This book, initially published in French as ‘L’art égéen’ (two volumes, Paris 2008-2014), provides a history of the artistic output accompanying the development of Aegean civilisations, from the Neolithic (c.7000 BC) to the end of the Bronze Age (c.1050/1000 BC). During this long period, the Aegean world sees a remarkable development of artistic creations and styles, some of them unique in art history, such as the Cycladic figurines, Aegean frescoes, Minoan Kamares pottery, and the splendid gold, stone and ivory products of the Minoan and Mycenaean cultures.
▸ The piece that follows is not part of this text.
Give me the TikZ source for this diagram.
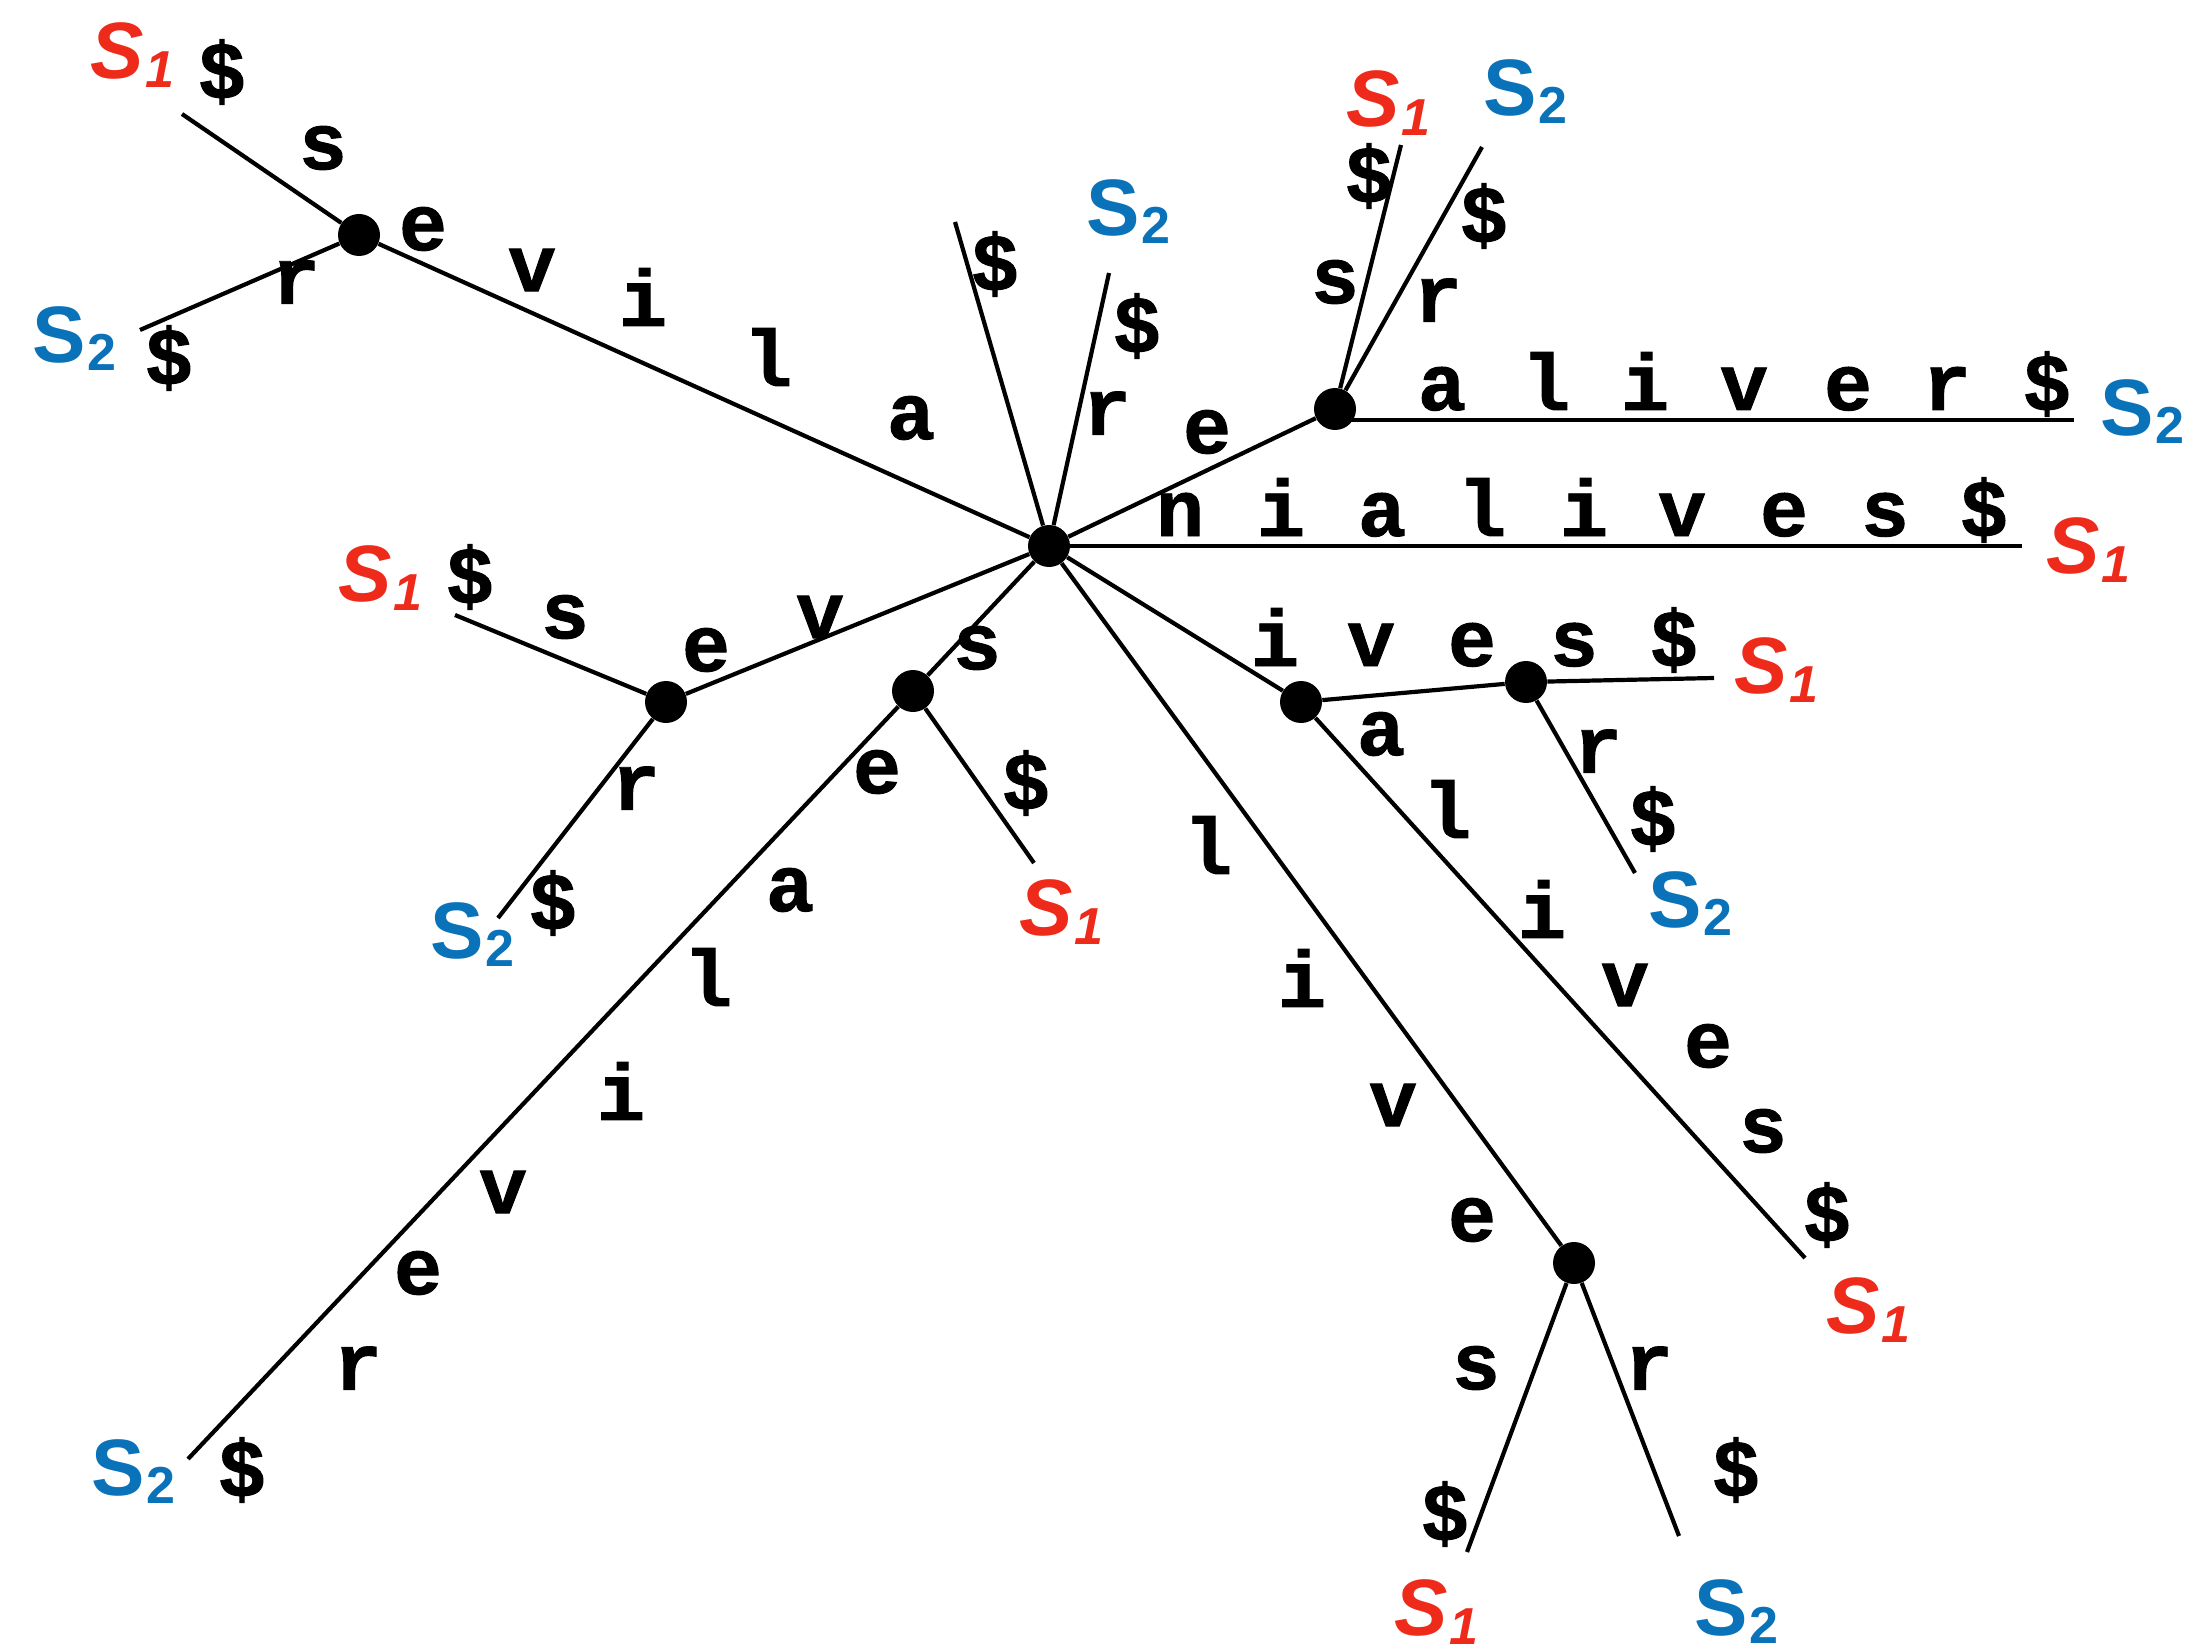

The term ‘art’ should not be reserved, however, for those objects whose aesthetic and technical qualities make us think today of true works of art, admired in museums and collections. We considered here as an artwork any object for which the artisan has introduced elements that surpass the primary functional needs of the object. The simplest decoration, even on very common seals, vases or figurines, can express the social conditions in which it was made and used, workshop traditions, or the influence of other cultures, thereby providing an historical context. These artworks also incorporate disparate outputs and short-lived styles, and vary considerably by both period and region (mainland Greece, the northeast Aegean islands, Cyclades and Dodecanese, Crete). The challenge for the art historian is to discern the various influences and cultural or socio-political circumstances behind this creativity.
The chronological placement of the artworks is still one of the main difficulties in the study of Aegean art. Our first effort has been to date them, then narrow down their place of production, and try to situate them in their broader context of manufacture and use, among other categories of object. That is why this book is divided first in sections corresponding to the main periods, distinguished by major cultural or socio-political changes. These periods can be of very unequal length (‘Neolithic’ and ‘Early Bronze Age’ are of course much longer than the ‘Final Palatial Period of Knossos’ and do not compare with it!); but every section begins with a chapter ‘Artworks and their context’, in which the chronological subdivisions and the regional groupings are indicated. Indeed, regional aspects are also quite important; Aegean art encompasses several regions which, at least until the beginning of the Mycenaean period, maintain their own distinct identities.
It is in this chronological and regional framework that the different media (architecture, glyptic, painting, pottery, etc.) are then examined in this book. In this way, we can more easily recognize the mutual influences and borrowings between contemporary art forms, such as glyptic, fresco and pottery: these cross-craft interactions are among the main reasons behind the development of the Aegean arts, as are also the artistic transfers between the Aegean world and its neighbouring powers, whether Egypt or the Near East, in all periods, from the Early Bronze Age to the ‘International Style’ of the Mycenaean period.
References have been thoroughly updated in this book, to take account of recent discoveries and studies since the French edition. Recent adjustments to the date of the main chronological reference points for Aegean archaeology, such as the start of the 18th Dynasty in Egypt, or the volcanic destruction of Akrotiri at Thera (c.1560 BC), have also been considered. These advances show the vitality of scholarship in the domain of the Bronze Age Aegean history.